Feldshuh went back to the Guthrie, created its first hospital touring show, and in 1976, entered medical school. He thought about and rejected psychiatry, wanting something both “more hands on and more concrete,” and decided on emergency medicine. He supported himself in part by directing plays at night, and after finishing medical school, juggled a free-lance directing career and emergency medicine.

Before tackling “Miss Evers’ Boys,” he’d written just one play, a theatrical adaptation of several fables called “Fables Here and Then,” which toured extensively and at one point featured his sister, actress Tovah Feldshuh. He spent considerable time researching “Miss Evers’ Boys,” and had just a “very rough draft” in 1984 when he accepted the job of artistic director of the Center for Theatre Arts at Cornell University in Ithaca, New York. Busy teaching and running the center during the school year, he’d work on his play during summers at his lake-side place outside Minneapolis.

Feldshuh, who has also somehow managed to continue both his emergency room work and his directing, is asked if there are parallels between life as a director and life in the emergency room. He shakes his head, yes: “In both cases, you are called upon to make decisions, frequently rapid decisions. . . . If you’re not willing to make a decision and take responsibility for decisions, you shouldn’t be directing and you shouldn’t be doing emergency medicine. Neither are environments conducive to serene cogitation.”

Feldshuh’s inability to let go of his play for so many years worked well in terms of its development. Not only are there more workshop opportunities for new plays these days, but instead of demanding to premiere a new play, more and more regional theaters are now willing to host the second or third production. “Miss Evers’ Boys,” for instance, went through three readings at Minneapolis’ Illusion Theater, plus the 1989 Sundance Institute Playwriting Workshop and last fall’s world premiere at Center Stage before getting to the Taper.

“Miss Evers’ Boys” is currently playing the Illusion, where a production opened June 29, and another production is set for Atlanta’s Alliance Theatre Co. in September. Taper artistic director Gordon Davidson says there’s also been interest here in terms of moving the play on to other stages (around the country)--and possibly, the big screen--after the Taper, “but it’s a question of how, when and where.”

Advertisement

Davidson had been in touch with Feldshuh on and off since Feldshuh’s Guthrie days and particularly since Feldshuh moved to Cornell. A Cornell graduate himself, Davidson had been chairman of an advisory panel that oversaw creation of the new Cornell center, and says he’s been aware of “Miss Evers’ Boys” for a long time. He hoped to do the play at some point, he says, “and when Center Stage could do it first, I said fine, and found the next available time.” When it appeared last spring that Arthur Kopit’s play, “Discovery of America” would not be ready this season, Davidson dropped “Miss Evers’ Boys” into the Taper schedule to replace it.

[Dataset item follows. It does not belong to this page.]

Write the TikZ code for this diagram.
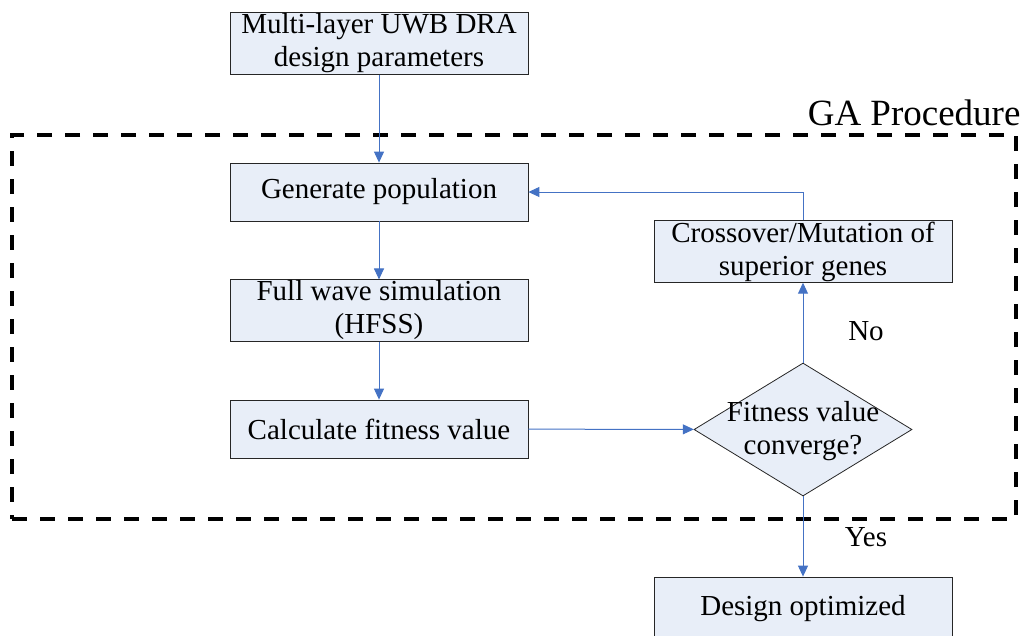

Davidson speculates that “Miss Evers’ Boys” will wind up in many regional theaters “because it’s eminently do-able. Its cast size and subject matter make it just the kind of play that belongs in theaters that serve communities. The New York question is always who and when and where because the auspices, commercial and noncommercial, are always complicated there.”

Asked if there has also been movie interest, Davidson replies that “there was some early interest (in Feldshuh’s play) around the time of the Baltimore production, but not necessarily linked to it. We thought it was better to finish the journey of the play as a play. I’m sure that there will be some increased interest once the show is seen here (but) one tends to want to hold off.”

Feldshuh, meanwhile, is making minor edits on the play, and in fact was still fiddling with it during previews last week. But now he’s mostly “working on the rest of my life. I have a two-year-old son, a wonderful wife and a lot to occupy me there. I have more than a full-time job with working in medicine and with Cornell. But if ‘Miss Evers’ Boys’ should go to any other medium, I’d look at it again. Or if I should find another story that possesses me in the same way that this story has possessed me, then I might write another play.”